Questions about motivations should still be off-topic in any case. A motivation is an opinion/speculation.

The problem with the Ukranian claim is that a large part of the theory is unprovable. What we can do is look at its plausibility, in other words, are the factual statements in the press release compatible with evidence? If the question is rephrased to focus on facts, it becomes acceptable because it stops being about the motives.

For example: "Was there another possible target in the area?", "Did the Buk system get moved multiple times?" These are all things we can answer, are not about motivations and would stand as questions without changing policies.

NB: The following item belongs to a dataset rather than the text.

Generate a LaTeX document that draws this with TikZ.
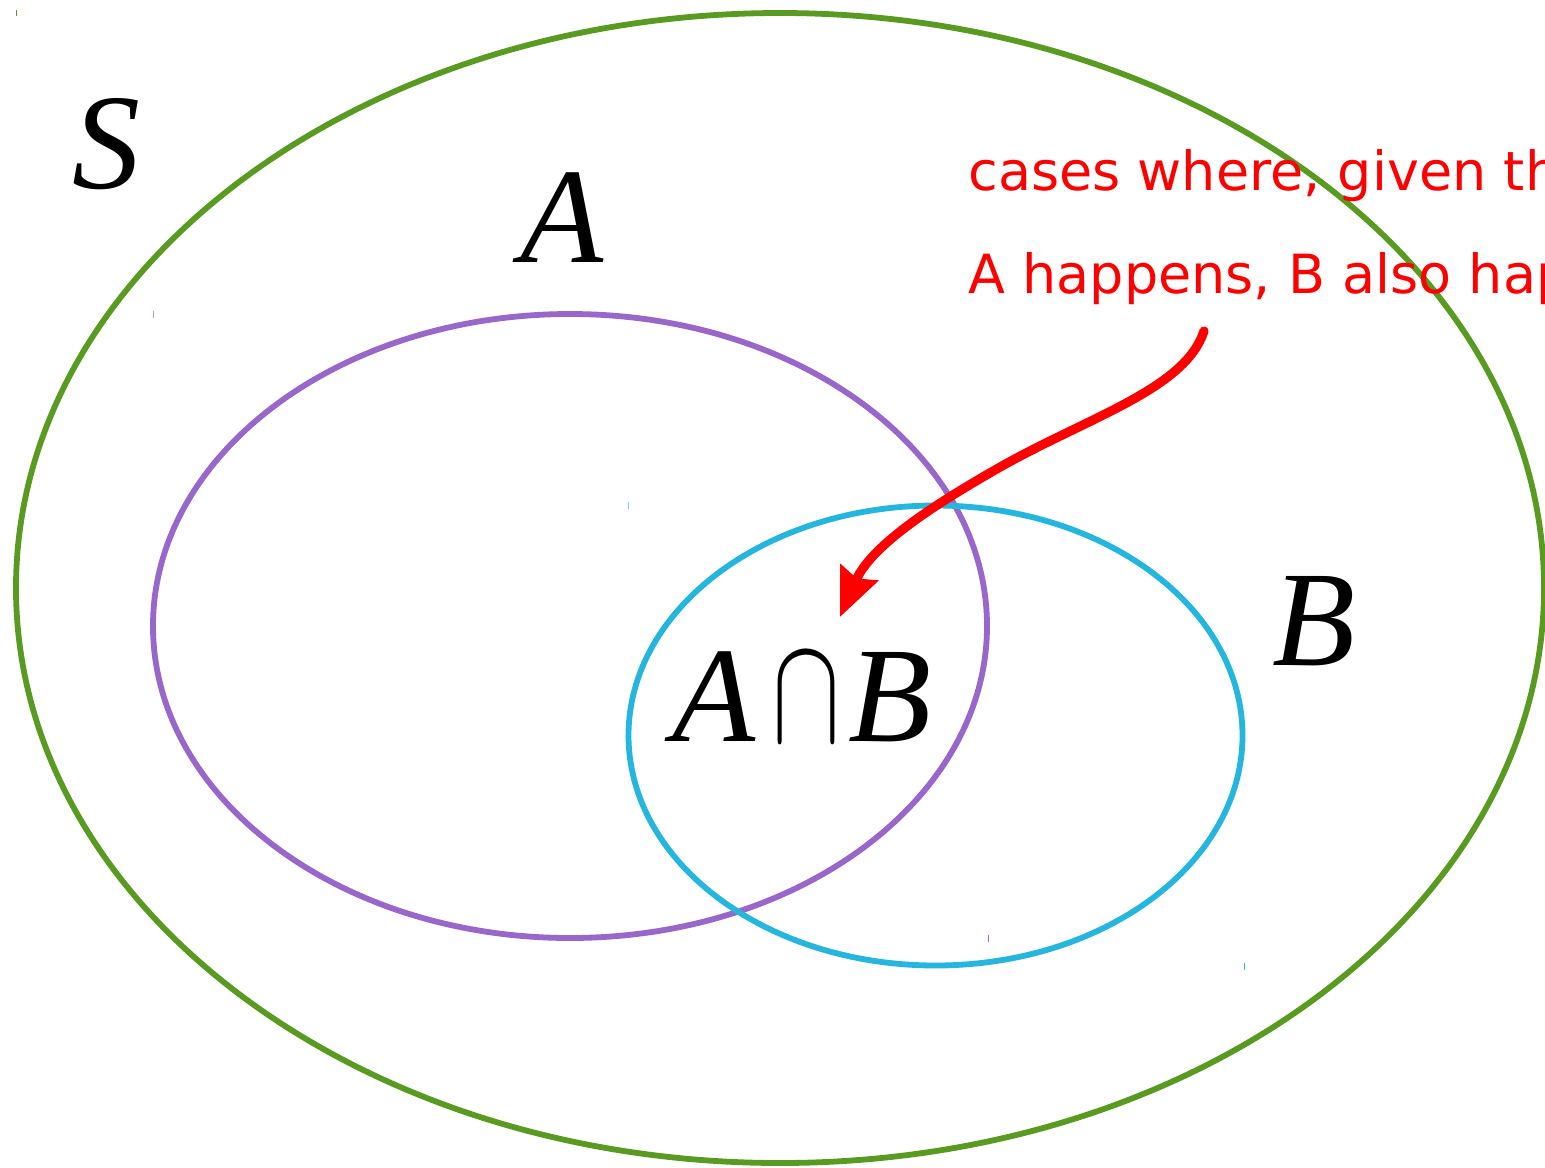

"Was Russia trying to shoot down its own citizens?", "Does Russia need to accuse Ukraine of mass murder in order to invade" are all unprovables, and I don't think that we should allow them either.

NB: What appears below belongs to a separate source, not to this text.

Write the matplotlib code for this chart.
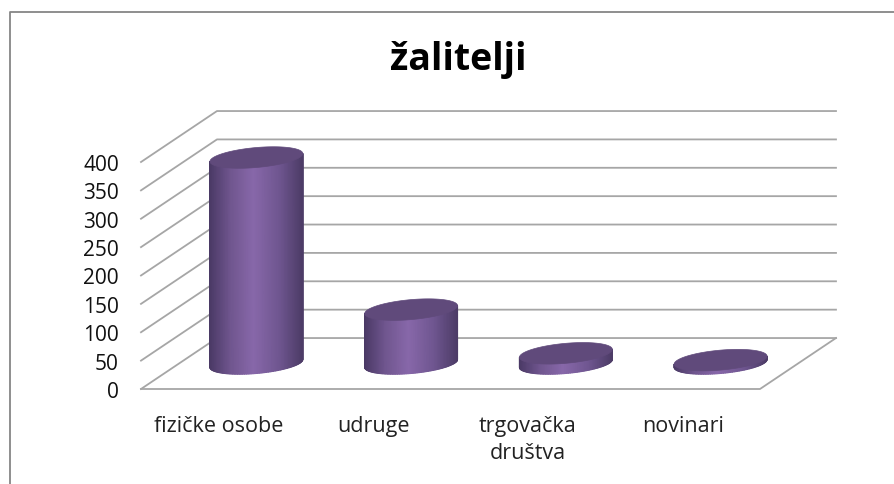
import numpy as np
import matplotlib
matplotlib.use('Agg')
import matplotlib.pyplot as plt
from matplotlib.colors import LinearSegmentedColormap
from matplotlib.lines import Line2D

naslov = 'žalitelji'
kategorije = ['fizičke osobe', 'udruge', 'trgovačka\ndruštva', 'novinari']
vrijednosti = [363, 95, 18, 6]
y_oznake = [0, 50, 100, 150, 200, 250, 300, 350, 400]

W, H = 895, 485
plt.rcParams['font.family'] = ['Open Sans', 'DejaVu Sans']

fig = plt.figure(figsize=(W / 100, H / 100), dpi=100)
# prednja ravnina grafa: x 141-760 px, y 163-390 px
ax = fig.add_axes([141 / W, 1 - 390 / H, (760 - 141) / W, (390 - 163) / H])
ax.set_xlim(-0.5, 3.5)
ax.set_ylim(0, 400)
ax.patch.set_visible(False)
for s in ax.spines.values():
    s.set_visible(False)

# pomak dubine u jedinicama osi
dx = 0.491
dy = 89.8
siva = '#a6a6a6'

for v in y_oznake:
    ax.plot([-0.5, -0.5 + dx, 3.5 + dx], [v, v + dy, v + dy], color=siva, lw=1.3, clip_on=False, zorder=1)
ax.plot([-0.5, 3.5, 3.5 + dx], [0, 0, dy], color=siva, lw=1.3, clip_on=False, zorder=1)

# valjci
a = 0.300
sm = 7.0
b = 17.6
cmap = LinearSegmentedColormap.from_list('ljub', [(0, '#4b3a66'), (0.22, '#70568f'), (0.47, '#8868aa'),
                                                  (0.75, '#6f5690'), (1, '#4d3c67')])
t = np.linspace(np.pi, 2 * np.pi, 80)
sv = np.linspace(0, 2 * np.pi, 200)
for i, v in enumerate(vrijednosti):
    cx = i + dx / 2
    y0 = dy / 2
    x_ruba = cx + a * np.cos(t)
    y_ruba = y0 + sm * np.cos(t) + b * np.sin(t)
    X = np.vstack([x_ruba, x_ruba])
    Y = np.vstack([y_ruba, y0 + v + sm * np.cos(t)])
    C = np.vstack([(x_ruba - x_ruba[0]) / (x_ruba[-1] - x_ruba[0])] * 2)
    ax.pcolormesh(X, Y, C, cmap=cmap, vmin=0, vmax=1, shading='gouraud', clip_on=False, zorder=3)
    ax.fill(cx + a * np.cos(sv), y0 + v + sm * np.cos(sv) + b * np.sin(sv), color='#604a7b', lw=0.5,
            clip_on=False, zorder=4)

ax.set_xlim(-0.5, 3.5)
ax.set_ylim(0, 400)
ax.set_yticks(y_oznake)
ax.set_xticks(range(len(kategorije)))
ax.set_xticklabels(kategorije, linespacing=1.38)
ax.tick_params(axis='y', length=0, pad=16, labelsize=15, labelcolor='#111111')
ax.tick_params(axis='x', length=0, pad=19, labelsize=15.5, labelcolor='#222222')

fig.text(458 / W, 1 - 60 / H, naslov, ha='center', va='center', fontsize=27, fontweight='bold', color='black')

# okvir
fig.add_artist(Line2D([10 / W, 10 / W, 1], [0, 1 - 13 / H, 1 - 13 / H], color='#868686', lw=1.3))

fig.savefig('out.png', dpi=100)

The various facts claimed in the press release are fair game, but what these facts imply or what we can infer from them are personal opinions we shouldn't debate (nor are actually appropriate anywhere on the SE network).

  • 3
    There are answers to other questions that deal only with proving plausibility. For example skeptics.stackexchange.com/a/22682/3790
    – vartec
    Commented Aug 8, 2014 at 10:35
  • @vartec That's a fairly poor answer to a factual question, tbh.
    – Sklivvz
    Commented Aug 8, 2014 at 10:46
  • @vartec I've removed it because it didn't answer the question and it was full of logical fallacies.
    – Sklivvz
    Commented Aug 8, 2014 at 11:00
  • Ok, +1 because you've got valid points regarding the particular case. However, I still don't agree that "motivation is speculation" in case of a large organization.
    – vartec
    Commented Aug 8, 2014 at 11:18
  • @vartec, it's hard to say in general, but you need to account for emergent behaviors (en.wikipedia.org/wiki/Emergence) which allow for companies to do something without an obvious/provable motivation. It's hairy.
    – Sklivvz
    Commented Aug 8, 2014 at 11:43
  • 2
    While motivations remain problematic, with large groups (e.g. countries) I think it is fair to talk about beliefs. Whether Donald Trump believes Obama to have been born in Kenya is impossible to say - we only have his politically-motivated word for it. What percentage of the population of the USA believes it is something we can measure empirically, with error bars.
    – Oddthinking Mod
    Commented Aug 8, 2014 at 12:09
  • 2
    @Oddthinking The kind of belief which is disallowed, it doesn't work with populations either ("true" belief vs. self-reported belief). Self-reported belief is fine even on individuals.